Since we were running on Apache 1.3, for every page view the SSI's turned into defunct processes. Although the server was trying to clear them it was way too busy with the running tasks to be able to succeed. As a result, the server fell over and become unresponsive.
As a short term solution we reviewed all SSI's and moved some of the processes to client side to free up server resources and give it time to clean up.
Later we upgraded to Apache 2.2.
More Band-Aid than best practice, but sometimes you can get away with simple
$SIG{CHLD} = "IGNORE";
According to the perlipc documentation
On most Unix platforms, the CHLD (sometimes also known as CLD) signal has special behavior with respect to a value of 'IGNORE'. Setting $SIG{CHLD} to 'IGNORE' on such a platform has the effect of not creating zombie processes when the parent process fails to wait() on its child processes (i.e., child processes are automatically reaped). Calling wait() with $SIG{CHLD} set to 'IGNORE' usually returns -1 on such platforms.
If you care about the exit statuses of child processes, you need to collect them (commonly referred to as "reaping") by calling wait or waitpid. Despite the creepy name, a zombie is merely a child process that has exited but whose status has not yet been reaped.
If your Perl programs themselves are the child processes becoming zombies, that means their parents (the ones that are forking-and-forgetting your code) need to clean up after themselves. A process cannot stop itself from becoming a zombie.
I just saw your comment that you are running Apache 1.3 and that may be associated with your problem.

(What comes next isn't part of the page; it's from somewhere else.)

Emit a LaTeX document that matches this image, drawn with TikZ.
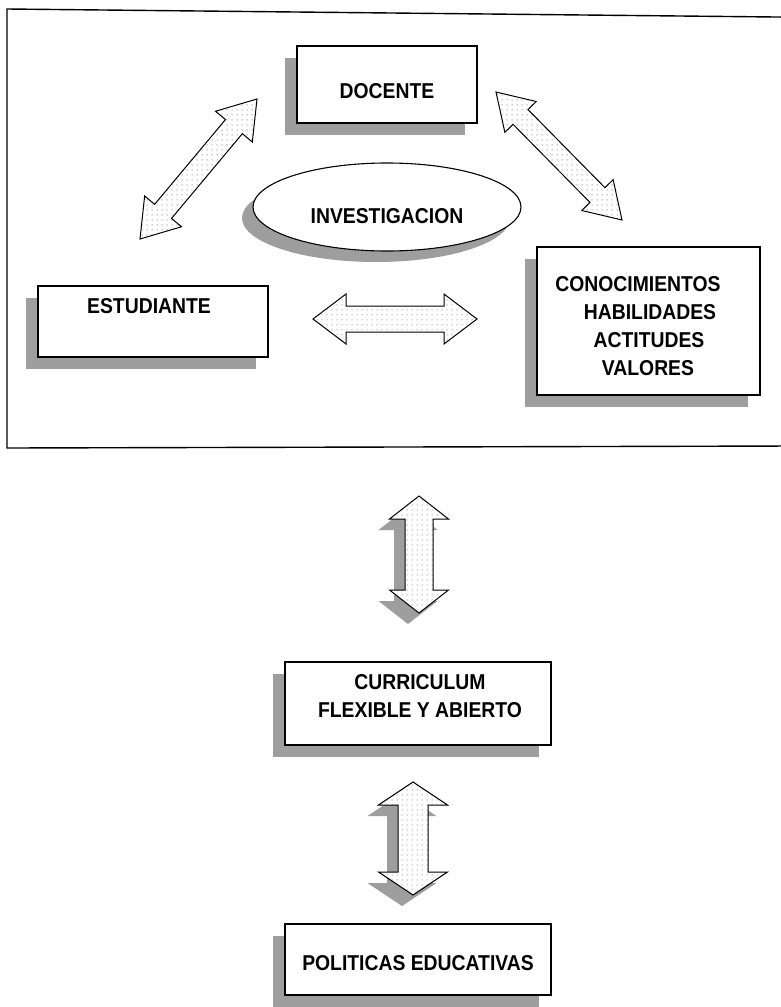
\documentclass[tikz,border=0pt]{standalone}
\usepackage{fontspec}
\setmainfont{Liberation Sans}
\newfontfamily\lblfont[FakeStretch=0.9]{Liberation Sans}
\usetikzlibrary{calc,shadows,patterns,shapes.geometric}
\pgfdeclarepatternformonly{sdots}{\pgfpointorigin}{\pgfpoint{5pt}{5pt}}{\pgfpoint{5pt}{5pt}}{\pgfpathcircle{\pgfpoint{2.5pt}{2.5pt}}{0.6pt}\pgfusepath{fill}}
\tikzset{
  shad/.style={general shadow={fill=black!38, shadow xshift=-12pt, shadow yshift=-12pt}},
  box/.style={draw, line width=1.1pt, fill=white, shad, rectangle, inner sep=0pt},
  lbl/.style={font=\lblfont\fontsize{21.5}{24}\selectfont\bfseries, inner sep=0pt},
  blockarrow/.style={draw, line width=1pt, line join=miter, preaction={fill=white}, pattern=sdots, pattern color=black!65},
  arrshadow/.style={fill=black!38},
  frame/.style={line width=1.4pt},
}
\newcommand\dblarrowpath[5]{(#1) -- ($(#1)!#3!(#2)!#4!90:(#2)$) -- ($(#1)!#3!(#2)!#5!90:(#2)$) -- ($(#2)!#3!(#1)!#5!-90:(#1)$) -- ($(#2)!#3!(#1)!#4!-90:(#1)$) -- (#2) -- ($(#2)!#3!(#1)!#4!90:(#1)$) -- ($(#2)!#3!(#1)!#5!90:(#1)$) -- ($(#1)!#3!(#2)!#5!-90:(#2)$) -- ($(#1)!#3!(#2)!#4!-90:(#2)$) -- cycle}
\newcommand\dblarrow[5]{\draw[blockarrow] \dblarrowpath{#1}{#2}{#3}{#4}{#5};}
\newcommand\dblarrowshadow[5]{\begin{scope}[transform canvas={shift={(-11pt,-11pt)}}]\fill[arrshadow] \dblarrowpath{#1}{#2}{#3}{#4}{#5};\end{scope}}
\begin{document}
\begin{tikzpicture}[x=1pt,y=-1pt]
\useasboundingbox (0,0) rectangle (781,1007);
\fill[white] (0,0) rectangle (781,1007);
\clip (0,0) rectangle (781,1007);

% frame
\coordinate (ftr) at (795,17.2);
\coordinate (ftl) at (7,9);
\coordinate (fbl) at (7,448);
\coordinate (fbr) at (795,446);
\draw[frame] (ftr) -- (ftl) -- (fbl) -- (fbr);

% boxes
\node[box, minimum width=180pt, minimum height=77pt] (doc) at (387,84.5) {};
\node[lbl] (doct) at (387,91) {DOCENTE};

\node[draw, ellipse, line width=1.1pt, fill=white, minimum width=268pt, minimum height=88pt, inner sep=0pt,
  general shadow={fill=black!38, shadow xshift=-11pt, shadow yshift=-11pt}] (inv) at (387,207) {};
\node[lbl] (invt) at (387,216) {INVESTIGACION};

\node[box, minimum width=230pt, minimum height=71pt] (est) at (153,321.5) {};
\node[lbl] (estt) at (149,306) {ESTUDIANTE};

\node[box, minimum width=223pt, minimum height=148pt] (con) at (648.5,321) {};
\node[lbl] (con1) at (638,284) {CONOCIMIENTOS};
\node[lbl] (con2) at (650,312) {HABILIDADES};
\node[lbl] (con3) at (649,340) {ACTITUDES};
\node[lbl] (con4) at (648,368) {VALORES};

\node[box, minimum width=266pt, minimum height=83pt] (cur) at (418,703.5) {};
\node[lbl] (cur1) at (420,682) {CURRICULUM};
\node[lbl] (cur2) at (420,710) {FLEXIBLE Y ABIERTO};

\node[box, minimum width=266pt, minimum height=71pt] (pol) at (418,959.5) {};
\node[lbl] (polt) at (418,963) {POLITICAS EDUCATIVAS};

% arrows
\coordinate (l1) at (140,239); \coordinate (l2) at (257,99);
\coordinate (r1) at (496,92);  \coordinate (r2) at (622,220);
\coordinate (h1) at (313,319); \coordinate (h2) at (477,319);
\coordinate (v1) at (419,496); \coordinate (v2) at (419,613);
\coordinate (w1) at (413,782); \coordinate (w2) at (413,895);

\dblarrow{l1}{l2}{36pt}{24pt}{11pt}
\dblarrow{r1}{r2}{35pt}{22pt}{10.5pt}
\dblarrow{h1}{h2}{33pt}{25pt}{13pt}

\dblarrowshadow{v1}{v2}{23pt}{29.5pt}{14pt}
\dblarrow{v1}{v2}{23pt}{29.5pt}{14pt}
\dblarrowshadow{w1}{w2}{23pt}{34.5pt}{15pt}
\dblarrow{w1}{w2}{23pt}{34.5pt}{15pt}
\end{tikzpicture}
\end{document}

SSI's can run CGI's. But CGI scripts that generate SSI's will not have those SSI's handled. The evaluation of SSI's happens before the running of CGI's in the Apache 1.3 request cycle. This was fixed with Apache 2.0 and later so that CGI's can generate SSI commands.
As I'd suggested above, try running your scripts on their own and have a look at the output. Are they generating SSI's?
Edit: Have you tried launching a trivial Perl CGI script to simply printout a Hello World type HTTP response?
Then if this works add a trivial SSI directives such as
<!--#printenv -->
and see what happens.
Edit 2: Just realised what is probably happening. Zombies occur when a child process exits and isn't reaped. These processes are hanging around and slowly using up resources within the process table. A process without a parent is an orphaned process.
Are you forking off processes within your Perl script? If so, have you added a waitpid() call to the parent?
Have you also got the correct exit within the script?
CORE::exit(0);
As you have all the bits yourself, I'd suggest running the individual scripts one at a time from the command line to see if you can spot the ones that are hanging.
Does a ps listing show an inordinate number of instances of one particular script running?
Are you running the CGI's using mod_perl?
Edit: Just saw your comments regarding SSI's. Don't forget that SSI directives can run Perl scripts themselves. Have a look to see what the CGI's are trying to run?
Are they dependent on yet another server or service?